It’s been a couple of good years for Schroders portfolio managers Simon Webber and James Gautrey. In 2021, the duo won the Envestnet/ThinkAdvisor award in the Global, International category. In 2022, they won for their Hartford Schroders International Stock fund in the Sustainable Category and took home the big trophy, Asset Manager of the Year, beating out nine other management teams.
Gautrey and Webber, who have been co-managing the International Stock Fund since 2014, returned 11.4% in 2021, outpacing the benchmark by 3.6%. Further, they’ve averaged 13% over the past five years, according to Envestnet analysts, who describe the fund as a “large cap international core equity strategy with a growth tilt and a quality bias that consists of 50-70 stocks with dynamic exposure to emerging markets.”

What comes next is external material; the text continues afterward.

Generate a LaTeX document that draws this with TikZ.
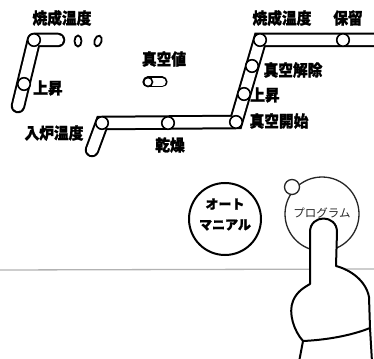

Further, the team “attempts to exploit pricing inefficiencies that are created by the ‘growth gap.’ This is when the market either underestimates the future growth of a company based on short-term thinking … or fails to recognize catalysts that may alter the growth trajectory of a business,” according to Envestnet.
ESG is integrated into their process, Webber said, noting they don’t exclude sectors, such as energy. “[Some thought] the fossil fuel sector was un-investable, but actually, there is a critical transition to be made towards less emission in terms of energy sources. And those companies can have a significant role to play in the transition and in building the new energy infrastructure,” Webber said.

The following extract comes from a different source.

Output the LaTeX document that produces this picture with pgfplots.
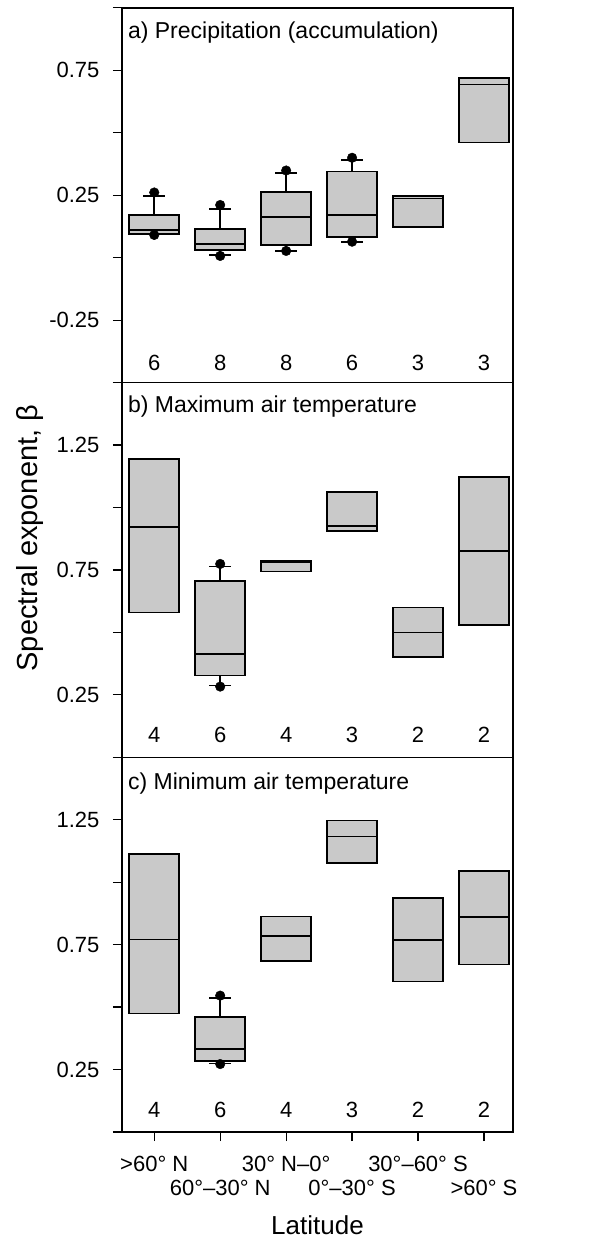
\documentclass[border=0pt]{standalone}
\usepackage{fontspec}
\setmainfont{Liberation Sans}
\usepackage{pgfplots}
\pgfplotsset{compat=1.18}
\usepgfplotslibrary{statistics}

\definecolor{boxgray}{gray}{0.79}

\pgfplotsset{
  panel/.style={
    scale only axis, width=391pt, height=374.7pt,
    xmin=0.511, xmax=6.44,
    boxplot/draw direction=y,
    axis line style={line width=1.5pt},
    tick style={line width=1.2pt, black},
    tick align=outside, tick pos=left,
    major tick length=9pt, minor tick length=9pt,
    ticklabel style={font=\fontsize{22}{22}\selectfont},
    yticklabel style={xshift=-10pt},
  },
  bx/.style={black, line width=1.7pt, fill=boxgray,
    boxplot/box extend=0.76, boxplot/whisker extend=0.33},
  dots/.style={only marks, mark=*, mark size=4.8pt, black},
}
\tikzset{
  ttl/.style={anchor=west, inner sep=0pt, font=\fontsize{23}{23}\selectfont},
  nlab/.style={font=\fontsize{22}{22}\selectfont},
}

\begin{document}
\begin{tikzpicture}
\path[use as bounding box] (-122pt,-109pt) rectangle (473pt,1132pt);

% a) precipitation
\begin{axis}[panel, at={(0pt,749.4pt)},
  ymin=-0.5, ymax=1.0,
  ytick={-0.25,0.25,0.75}, yticklabels={-0.25,0.25,0.75},
  minor ytick={-0.5,0,0.5,1}, xtick=\empty]
\addplot[bx, boxplot prepared={draw position=1, lower whisker=0.094, lower quartile=0.094, median=0.110, upper quartile=0.171, upper whisker=0.247}] coordinates {};
\addplot[bx, boxplot prepared={draw position=2, lower whisker=0.012, lower quartile=0.031, median=0.056, upper quartile=0.116, upper whisker=0.194}] coordinates {};
\addplot[bx, boxplot prepared={draw position=3, lower whisker=0.027, lower quartile=0.050, median=0.163, upper quartile=0.263, upper whisker=0.338}] coordinates {};
\addplot[bx, boxplot prepared={draw position=4, lower whisker=0.064, lower quartile=0.083, median=0.171, upper quartile=0.345, upper whisker=0.390}] coordinates {};
\addplot[bx, boxplot prepared={draw position=5, lower whisker=0.123, lower quartile=0.123, median=0.237, upper quartile=0.248, upper whisker=0.248}] coordinates {};
\addplot[bx, boxplot prepared={draw position=6, lower whisker=0.461, lower quartile=0.461, median=0.693, upper quartile=0.720, upper whisker=0.720}] coordinates {};
\addplot[dots] coordinates {(1,0.261) (1,0.091) (2,0.211) (2,0.007) (3,0.349) (3,0.027) (4,0.400) (4,0.064)};
\node[ttl] at (rel axis cs:0.015,0.933) {a) Precipitation (accumulation)};
\node[nlab] at (axis cs:1,-0.42) {6};
\node[nlab] at (axis cs:2,-0.42) {8};
\node[nlab] at (axis cs:3,-0.42) {8};
\node[nlab] at (axis cs:4,-0.42) {6};
\node[nlab] at (axis cs:5,-0.42) {3};
\node[nlab] at (axis cs:6,-0.42) {3};
\end{axis}

% b) maximum air temperature
\begin{axis}[panel, at={(0pt,374.7pt)},
  ymin=0, ymax=1.5,
  ytick={0.25,0.75,1.25}, yticklabels={0.25,0.75,1.25},
  minor ytick={0,0.5,1,1.5}, xtick=\empty,
  ylabel={Spectral exponent, β},
  ylabel style={at={(axis description cs:-0.235,0.585)}, anchor=center,
    font=\fontsize{29}{29}\selectfont}]
\addplot[bx, boxplot prepared={draw position=1, lower whisker=0.580, lower quartile=0.580, median=0.923, upper quartile=1.194, upper whisker=1.194}] coordinates {};
\addplot[bx, boxplot prepared={draw position=2, lower whisker=0.287, lower quartile=0.327, median=0.413, upper quartile=0.706, upper whisker=0.764}] coordinates {};
\addplot[bx, boxplot prepared={draw position=3, lower whisker=0.744, lower quartile=0.744, median=0.780, upper quartile=0.786, upper whisker=0.786}] coordinates {};
\addplot[bx, boxplot prepared={draw position=4, lower whisker=0.906, lower quartile=0.906, median=0.926, upper quartile=1.063, upper whisker=1.063}] coordinates {};
\addplot[bx, boxplot prepared={draw position=5, lower whisker=0.401, lower quartile=0.401, median=0.500, upper quartile=0.600, upper whisker=0.600}] coordinates {};
\addplot[bx, boxplot prepared={draw position=6, lower whisker=0.529, lower quartile=0.529, median=0.826, upper quartile=1.121, upper whisker=1.121}] coordinates {};
\addplot[dots] coordinates {(2,0.774) (2,0.283)};
\node[ttl] at (rel axis cs:0.015,0.937) {b) Maximum air temperature};
\node[nlab] at (axis cs:1,0.089) {4};
\node[nlab] at (axis cs:2,0.089) {6};
\node[nlab] at (axis cs:3,0.089) {4};
\node[nlab] at (axis cs:4,0.089) {3};
\node[nlab] at (axis cs:5,0.089) {2};
\node[nlab] at (axis cs:6,0.089) {2};
\end{axis}

% c) minimum air temperature
\begin{axis}[panel, at={(0pt,0pt)},
  ymin=0, ymax=1.5,
  ytick={0.25,0.75,1.25}, yticklabels={0.25,0.75,1.25},
  minor ytick={0,0.5,1,1.5},
  xtick={1,3,5}, xticklabels={>60° N, 30° N–0°, 30°–60° S},
  xticklabel style={yshift=-12pt},
  extra x ticks={2,4,6}, extra x tick labels={60°–30° N, 0°–30° S, >60° S},
  extra x tick style={xticklabel style={yshift=-24pt}},
  xlabel={Latitude},
  xlabel style={at={(axis description cs:0.5,-0.248)}, anchor=center,
    font=\fontsize{26}{26}\selectfont}]
\addplot[bx, boxplot prepared={draw position=1, lower whisker=0.474, lower quartile=0.474, median=0.771, upper quartile=1.114, upper whisker=1.114}] coordinates {};
\addplot[bx, boxplot prepared={draw position=2, lower whisker=0.274, lower quartile=0.284, median=0.331, upper quartile=0.460, upper whisker=0.536}] coordinates {};
\addplot[bx, boxplot prepared={draw position=3, lower whisker=0.684, lower quartile=0.684, median=0.784, upper quartile=0.863, upper whisker=0.863}] coordinates {};
\addplot[bx, boxplot prepared={draw position=4, lower whisker=1.078, lower quartile=1.078, median=1.183, upper quartile=1.247, upper whisker=1.247}] coordinates {};
\addplot[bx, boxplot prepared={draw position=5, lower whisker=0.603, lower quartile=0.603, median=0.770, upper quartile=0.936, upper whisker=0.936}] coordinates {};
\addplot[bx, boxplot prepared={draw position=6, lower whisker=0.671, lower quartile=0.671, median=0.860, upper quartile=1.044, upper whisker=1.044}] coordinates {};
\addplot[dots] coordinates {(2,0.546) (2,0.272)};
\node[ttl] at (rel axis cs:0.015,0.930) {c) Minimum air temperature};
\node[nlab] at (axis cs:1,0.088) {4};
\node[nlab] at (axis cs:2,0.088) {6};
\node[nlab] at (axis cs:3,0.088) {4};
\node[nlab] at (axis cs:4,0.088) {3};
\node[nlab] at (axis cs:5,0.088) {2};
\node[nlab] at (axis cs:6,0.088) {2};
\end{axis}
\end{tikzpicture}
\end{document}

Energy was one area where they saw an “opportunistic growth gap” as the sector recovered. This growth gap takes advantage of when the market overreacts in the short term, Gautrey explained. “Markets are uncomfortable thinking in six to 12 months. … People look at the last data point and assume that it is the new direction forever. And share prices tend to overreact dramatically.”

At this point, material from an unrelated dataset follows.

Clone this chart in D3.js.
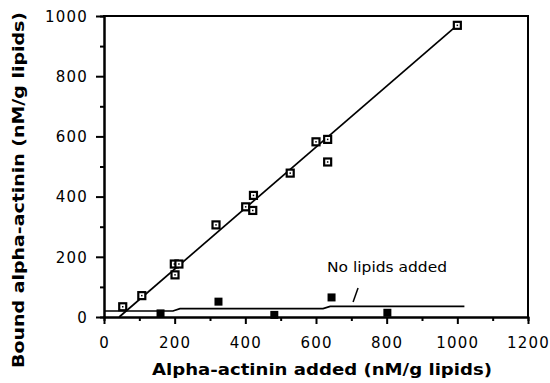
<!DOCTYPE html>
<html>
<head>
<meta charset="utf-8">
<script src="https://cdn.jsdelivr.net/npm/d3@7"></script>
<style>
  body { margin: 0; background: #fff; }
  svg { display: block; }
  text { font-family: "DejaVu Sans", sans-serif; fill: #000; }
</style>
</head>
<body>
<svg id="chart" width="550" height="383"></svg>
<script>
// open squares: with lipids
var withLipidsX = [53, 107, 201, 199, 212, 317, 401, 423, 421, 527, 600, 633, 633, 1000];
var withLipidsY = [34, 71, 140, 176, 176, 306, 366, 404, 354, 478, 582, 590, 515, 969];
// filled squares: no lipids
var noLipidsX = [160, 324, 482, 644, 802];
var noLipidsY = [12, 51, 7, 65, 14];
// fitted line (with lipids)
var fitX = [43, 1000];
var fitY = [0, 970];
// control line (no lipids), drawn as steps
var ctrlX = [0, 195, 215, 620, 640, 1020];
var ctrlY = [20, 20, 28, 28, 35, 35];

var xTicks = [0, 200, 400, 600, 800, 1000, 1200];
var xMinor = [100, 300, 500, 700, 900, 1100];
var yTicks = [0, 200, 400, 600, 800, 1000];
var yMinor = [100, 300, 500, 700, 900];

var svg = d3.select('#chart');
var x = d3.scaleLinear().domain([0, 1200]).range([104, 528]);
var y = d3.scaleLinear().domain([0, 1000]).range([317, 16]);

function styleAxis(g){
	g.selectAll('path,line').attr('stroke', '#000').attr('stroke-width', 2);
	g.selectAll('text')
	 .style('font-size', '15px')
	 .style('letter-spacing', '1.2px')
	 .attr('fill', '#000');
}

// minor ticks
svg.append('g')
   .attr('transform', 'translate(0,' + y(0) + ')')
   .call(d3.axisBottom(x).tickValues(xMinor).tickSize(4).tickFormat(''))
   .call(styleAxis);
svg.append('g')
   .attr('transform', 'translate(' + x(0) + ',0)')
   .call(d3.axisLeft(y).tickValues(yMinor).tickSize(4).tickFormat(''))
   .call(styleAxis);

// major ticks
svg.append('g')
   .attr('transform', 'translate(0,' + y(0) + ')')
   .call(d3.axisBottom(x).tickValues(xTicks).tickSize(7).tickSizeOuter(0).tickPadding(13).tickFormat(d3.format('d')))
   .call(styleAxis);
svg.append('g')
   .attr('transform', 'translate(' + x(0) + ',0)')
   .call(d3.axisLeft(y).tickValues(yTicks).tickSize(8).tickSizeOuter(0).tickPadding(8).tickFormat(d3.format('d')))
   .call(styleAxis)
   .selectAll('text').attr('dy', '0.35em');

// frame top and right
svg.append('path')
   .attr('d', 'M' + (x(0) - 1) + ',' + y(1000) + 'H' + x(1200) + 'V' + y(0))
   .attr('fill', 'none')
   .attr('stroke', '#000')
   .attr('stroke-width', 2);

var line = d3.line().x(d => x(d[0])).y(d => y(d[1]));

svg.append('path')
   .datum(d3.zip(fitX, fitY))
   .attr('d', line)
   .attr('fill', 'none')
   .attr('stroke', '#000')
   .attr('stroke-width', 1.7);

svg.append('path')
   .datum(d3.zip(ctrlX, ctrlY))
   .attr('d', line)
   .attr('fill', 'none')
   .attr('stroke', '#000')
   .attr('stroke-width', 1.7);

// open squares
var open = svg.append('g').selectAll('g')
   .data(d3.zip(withLipidsX, withLipidsY))
   .enter()
   .append('g')
   .attr('transform', d => 'translate(' + x(d[0]) + ',' + y(d[1]) + ')');
open.append('rect')
    .attr('x', -3.5).attr('y', -3.5)
    .attr('width', 7).attr('height', 7)
    .attr('fill', '#fff')
    .attr('stroke', '#000')
    .attr('stroke-width', 2.2);
open.append('rect')
    .attr('x', -0.75).attr('y', -0.75)
    .attr('width', 1.5).attr('height', 1.5)
    .attr('fill', '#000');

// filled squares
svg.append('g').selectAll('rect')
   .data(d3.zip(noLipidsX, noLipidsY))
   .enter()
   .append('rect')
   .attr('x', d => x(d[0]) - 4)
   .attr('y', d => y(d[1]) - 4)
   .attr('width', 8).attr('height', 8)
   .attr('fill', '#000');

// annotation
svg.append('text')
   .attr('x', 327).attr('y', 272)
   .attr('textLength', 120)
   .attr('lengthAdjust', 'spacingAndGlyphs')
   .style('font-size', '14px')
   .text('No lipids added');
svg.append('line')
   .attr('x1', x(705)).attr('y1', y(50))
   .attr('x2', x(719)).attr('y2', y(96))
   .attr('stroke', '#000')
   .attr('stroke-width', 1.5);

// axis titles
svg.append('text')
   .attr('x', 322).attr('y', 375)
   .attr('text-anchor', 'middle')
   .attr('textLength', 340)
   .attr('lengthAdjust', 'spacingAndGlyphs')
   .style('font-size', '16px')
   .style('font-weight', 'bold')
   .text('Alpha-actinin added (nM/g lipids)');
svg.append('text')
   .attr('transform', 'translate(24,190) rotate(-90)')
   .attr('text-anchor', 'middle')
   .attr('textLength', 356)
   .attr('lengthAdjust', 'spacingAndGlyphs')
   .style('font-size', '16px')
   .style('font-weight', 'bold')
   .text('Bound alpha-actinin (nM/g lipids)');
</script>
</body>
</html>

They focus on balance sheet strength and “look through the valley to the other side,” he said This typically is in the opportunistic trades, but could be in core as well.
“[In 2021] people were beginning to worry about … inflation returning, tighter monetary policy leading to higher real interest rates and what that meant for valuation, and particularly the shape of the market with respect to value verses growth,” Gautrey explained.